Pamella O’Connor (Asheville, NC)
The Anatomy of Melancholy is based on Robert Burton’s 1621 compendium of all things melancholy, along with their causes, symptoms, and cures. Using passages from the anthology as an introduction, the piece explores contemporary and universal instances of the emotion. Puppeteer/actors interact with puppets and objects of various styles and scales on an abstract and constantly changing set.

Other Hand Productions (Portland, OR)
On the Seashore recounts the remarkable life of Mary Anning, a working class woman in Victorian England whose collection of fossils made her a leading figure in the emerging field of paleontology. The world of fossils appears through shadow with rear-screen projection and moving light sources, and full-figured table-top style puppets represent Mary Anning, her dog, and other characters.

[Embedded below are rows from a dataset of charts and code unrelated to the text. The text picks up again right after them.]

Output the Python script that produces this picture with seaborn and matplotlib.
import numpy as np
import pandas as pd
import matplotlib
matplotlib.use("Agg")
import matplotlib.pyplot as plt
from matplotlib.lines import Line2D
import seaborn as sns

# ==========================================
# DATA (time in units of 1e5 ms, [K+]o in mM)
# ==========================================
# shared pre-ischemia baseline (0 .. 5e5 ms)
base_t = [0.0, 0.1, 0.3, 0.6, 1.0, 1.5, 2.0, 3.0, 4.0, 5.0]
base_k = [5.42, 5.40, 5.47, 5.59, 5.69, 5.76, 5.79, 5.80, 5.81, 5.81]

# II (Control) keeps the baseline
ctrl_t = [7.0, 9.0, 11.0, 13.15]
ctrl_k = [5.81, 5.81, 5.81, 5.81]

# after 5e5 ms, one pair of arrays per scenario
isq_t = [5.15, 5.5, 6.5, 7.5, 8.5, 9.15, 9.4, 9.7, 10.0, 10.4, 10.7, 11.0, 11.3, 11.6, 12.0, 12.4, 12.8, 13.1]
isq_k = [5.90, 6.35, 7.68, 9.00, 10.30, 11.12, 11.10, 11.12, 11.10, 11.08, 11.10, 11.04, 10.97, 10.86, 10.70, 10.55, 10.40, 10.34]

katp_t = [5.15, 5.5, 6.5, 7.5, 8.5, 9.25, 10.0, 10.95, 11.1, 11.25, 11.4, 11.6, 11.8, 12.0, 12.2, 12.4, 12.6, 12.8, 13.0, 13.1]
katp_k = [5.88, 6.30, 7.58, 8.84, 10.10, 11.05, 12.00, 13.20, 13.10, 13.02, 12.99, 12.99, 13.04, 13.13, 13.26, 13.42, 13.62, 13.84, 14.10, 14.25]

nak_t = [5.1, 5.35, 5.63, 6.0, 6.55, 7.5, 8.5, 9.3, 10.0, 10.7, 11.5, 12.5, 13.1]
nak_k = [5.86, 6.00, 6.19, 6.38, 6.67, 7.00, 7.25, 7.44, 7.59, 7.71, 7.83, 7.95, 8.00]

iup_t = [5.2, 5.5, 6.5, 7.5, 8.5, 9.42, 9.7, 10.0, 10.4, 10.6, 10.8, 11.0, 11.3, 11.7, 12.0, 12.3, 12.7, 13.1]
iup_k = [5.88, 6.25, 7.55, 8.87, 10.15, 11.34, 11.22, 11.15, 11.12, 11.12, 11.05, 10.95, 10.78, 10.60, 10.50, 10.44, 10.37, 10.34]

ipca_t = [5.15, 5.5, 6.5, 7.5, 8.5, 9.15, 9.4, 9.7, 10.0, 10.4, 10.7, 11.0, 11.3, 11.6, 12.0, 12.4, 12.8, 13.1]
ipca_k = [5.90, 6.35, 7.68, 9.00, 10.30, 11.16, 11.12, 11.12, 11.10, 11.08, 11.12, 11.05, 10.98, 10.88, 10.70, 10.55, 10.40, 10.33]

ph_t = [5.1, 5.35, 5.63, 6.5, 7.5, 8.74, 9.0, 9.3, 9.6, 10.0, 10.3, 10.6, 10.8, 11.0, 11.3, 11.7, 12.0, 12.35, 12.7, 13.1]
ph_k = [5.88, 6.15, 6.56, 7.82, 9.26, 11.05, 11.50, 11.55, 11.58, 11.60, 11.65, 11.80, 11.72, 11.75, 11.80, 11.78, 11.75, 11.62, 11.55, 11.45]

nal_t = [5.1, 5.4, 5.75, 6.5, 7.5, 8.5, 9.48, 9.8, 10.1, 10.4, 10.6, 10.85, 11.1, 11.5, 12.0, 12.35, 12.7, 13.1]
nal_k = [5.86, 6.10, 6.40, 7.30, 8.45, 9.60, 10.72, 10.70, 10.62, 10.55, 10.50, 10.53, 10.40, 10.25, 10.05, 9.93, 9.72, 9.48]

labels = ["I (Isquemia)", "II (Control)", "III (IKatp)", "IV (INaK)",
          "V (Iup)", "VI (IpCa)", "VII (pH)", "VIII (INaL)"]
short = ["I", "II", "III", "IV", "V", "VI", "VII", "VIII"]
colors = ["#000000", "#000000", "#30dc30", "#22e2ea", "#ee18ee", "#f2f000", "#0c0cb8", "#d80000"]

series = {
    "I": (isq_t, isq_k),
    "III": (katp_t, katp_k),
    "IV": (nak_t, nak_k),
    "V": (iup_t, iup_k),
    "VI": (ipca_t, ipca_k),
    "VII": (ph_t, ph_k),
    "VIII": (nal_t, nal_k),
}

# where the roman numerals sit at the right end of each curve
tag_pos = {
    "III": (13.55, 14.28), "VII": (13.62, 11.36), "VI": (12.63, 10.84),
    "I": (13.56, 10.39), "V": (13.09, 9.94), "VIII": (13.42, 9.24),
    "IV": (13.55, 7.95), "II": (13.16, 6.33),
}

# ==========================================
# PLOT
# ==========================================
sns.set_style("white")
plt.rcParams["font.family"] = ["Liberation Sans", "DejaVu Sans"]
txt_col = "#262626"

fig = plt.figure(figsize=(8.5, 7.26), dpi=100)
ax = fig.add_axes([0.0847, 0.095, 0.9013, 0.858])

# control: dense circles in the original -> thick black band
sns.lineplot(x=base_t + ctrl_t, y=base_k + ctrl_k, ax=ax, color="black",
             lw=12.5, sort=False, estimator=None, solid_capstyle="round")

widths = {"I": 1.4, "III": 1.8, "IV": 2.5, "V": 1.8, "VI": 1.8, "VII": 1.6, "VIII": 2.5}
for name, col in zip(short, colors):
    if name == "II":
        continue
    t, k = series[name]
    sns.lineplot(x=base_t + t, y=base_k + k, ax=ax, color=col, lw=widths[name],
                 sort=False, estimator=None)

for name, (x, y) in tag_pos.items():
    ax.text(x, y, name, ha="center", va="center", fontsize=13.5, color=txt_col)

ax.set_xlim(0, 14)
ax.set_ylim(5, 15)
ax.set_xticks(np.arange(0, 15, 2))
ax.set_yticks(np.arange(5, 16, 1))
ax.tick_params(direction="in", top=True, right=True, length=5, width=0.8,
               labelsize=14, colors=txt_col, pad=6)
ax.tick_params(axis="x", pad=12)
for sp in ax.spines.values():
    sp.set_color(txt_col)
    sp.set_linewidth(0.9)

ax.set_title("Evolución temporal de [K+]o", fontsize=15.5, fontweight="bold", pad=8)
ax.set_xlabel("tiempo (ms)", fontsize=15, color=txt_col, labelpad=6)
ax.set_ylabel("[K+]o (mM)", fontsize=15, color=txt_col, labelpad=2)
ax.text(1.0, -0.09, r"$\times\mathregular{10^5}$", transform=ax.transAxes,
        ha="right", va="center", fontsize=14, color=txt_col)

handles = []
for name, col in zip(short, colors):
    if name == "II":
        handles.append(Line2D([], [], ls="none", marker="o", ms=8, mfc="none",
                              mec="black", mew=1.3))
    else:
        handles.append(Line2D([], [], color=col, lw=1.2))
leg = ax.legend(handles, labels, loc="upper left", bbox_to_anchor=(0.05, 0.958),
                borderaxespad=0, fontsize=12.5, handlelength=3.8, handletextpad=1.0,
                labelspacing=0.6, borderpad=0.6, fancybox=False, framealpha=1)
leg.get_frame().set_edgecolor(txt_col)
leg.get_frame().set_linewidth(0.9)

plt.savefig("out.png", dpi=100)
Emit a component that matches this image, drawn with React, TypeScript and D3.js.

Saw Theater (Cincinnati, OH)
Patient depicts the evolving relationship between a Caretaker, played by a live actor, and his Patient, a puppet. Dressed in nurse uniforms and working mainly in Bunraku-style, the puppeteers become part of the world of the play. Created in collaboration with writer Elizabeth Logan Harris, the work tells a complex story of dependence, obsession, and self-discovery.

Ed Woodham (New York, NY)
Useful Tables is a surreal, multi-media piece for five puppeteers that explores different uses of the word “table” through a series of vignettes. It is an examination of the nature of contemporary ridiculousness utilizing various puppetry styles: marionette, rod, hand, and shadow as well as dance, film, slides, sound, music, and video.

PRESENTER’S GRANTS

Great Small Works, St. Ann’s Warehouse – $5,000
– Toy Theater Festival

Puppeteers of America – $5,000
– 2003 National Puppetry Festival

Puppets in the Green Mountains & World Puppets Portland – $10,000

“The Jim Henson Foundation has supported my work as an artist on many levels. I live and work in New York City where the Foundation produced a bi-annual international puppet festival. Attending performances at this festival inspired me to work with puppets. These festivals really created an audience for innovative adult puppetry and provided that audience with a wide context about the traditions and possibilities inherent to the art form.”